Human-induced warming led to global mean surface temperatures in 2015 that were about 0.93 °C higher than in the mid-nineteenth century.
Richard Millar and colleagues used a simple carbon-climate model together with key properties of the climate system and the present-day climate state to assess remaining carbon budgets that are compatible with limiting warming to 1.5 °C. With ambitious mitigation of greenhouse gases other than carbon dioxide as well as continuous downward adjustments of carbon dioxide emissions, future net carbon emissions as large as 250 to 540 GtC could be compatible with limiting warming to 1.5 °C above pre-industrial temperatures by 2100, the authors calculate.

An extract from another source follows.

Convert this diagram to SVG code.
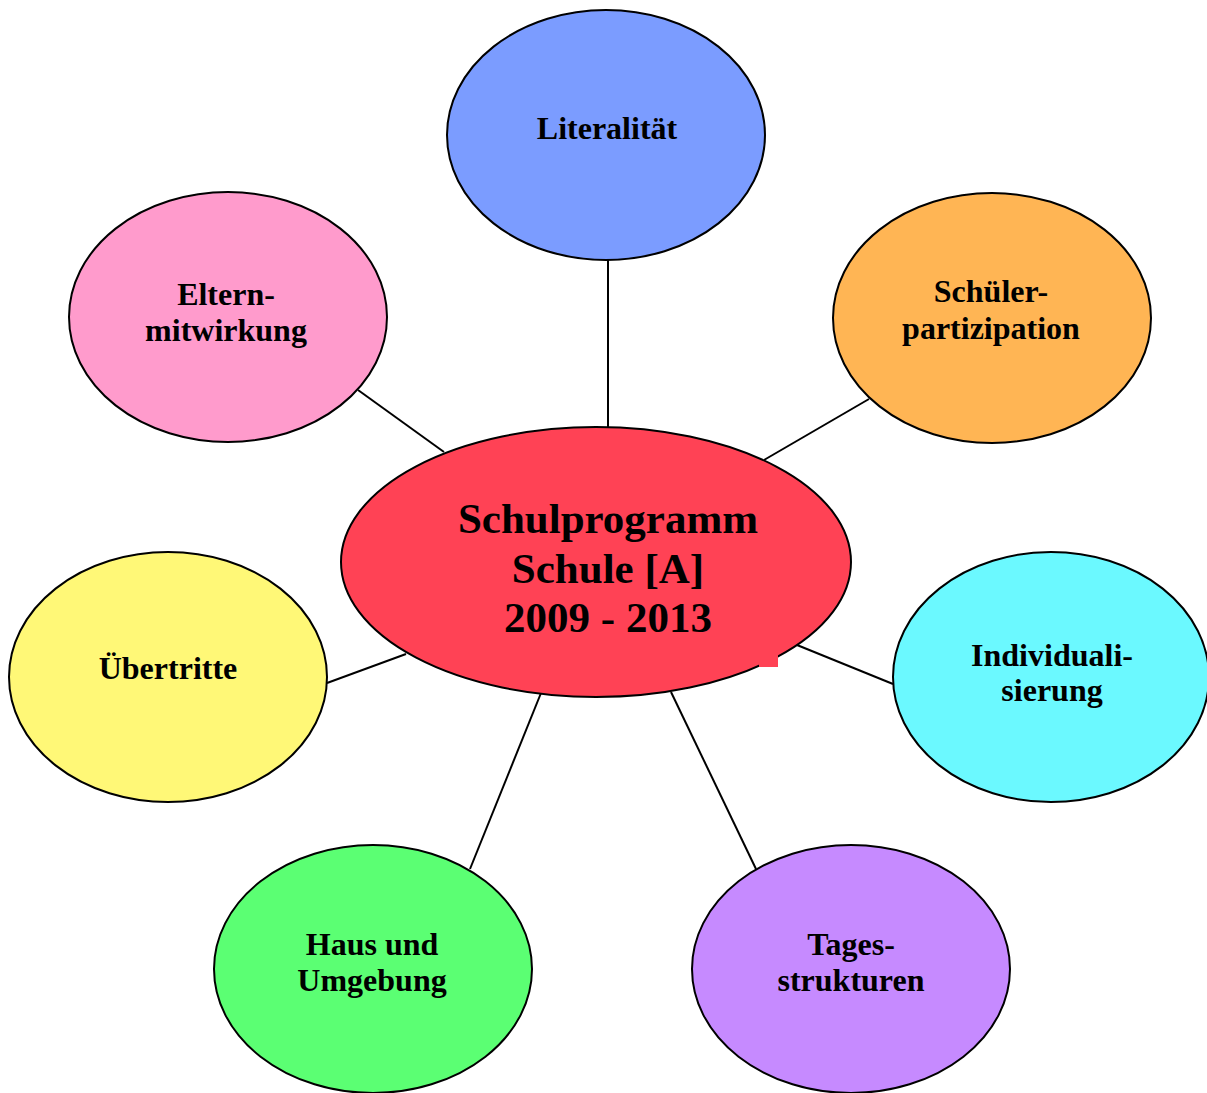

They suggest that regular updates of human-induced warming based on a transparent methodology will help countries to adjust their commitment to climate change mitigation.
Also published online in Nature Geoscience this week is a Correspondence by Gunnar Myhre and colleagues, who find that the greenhouse effect caused by human-induced increases in atmospheric carbon dioxide concentrations is now half-way to doubling, compared to pre-industrial conditions. Although the concentrations themselves have not yet reached the halfway mark, this marks an iconic point as global warming unfolds.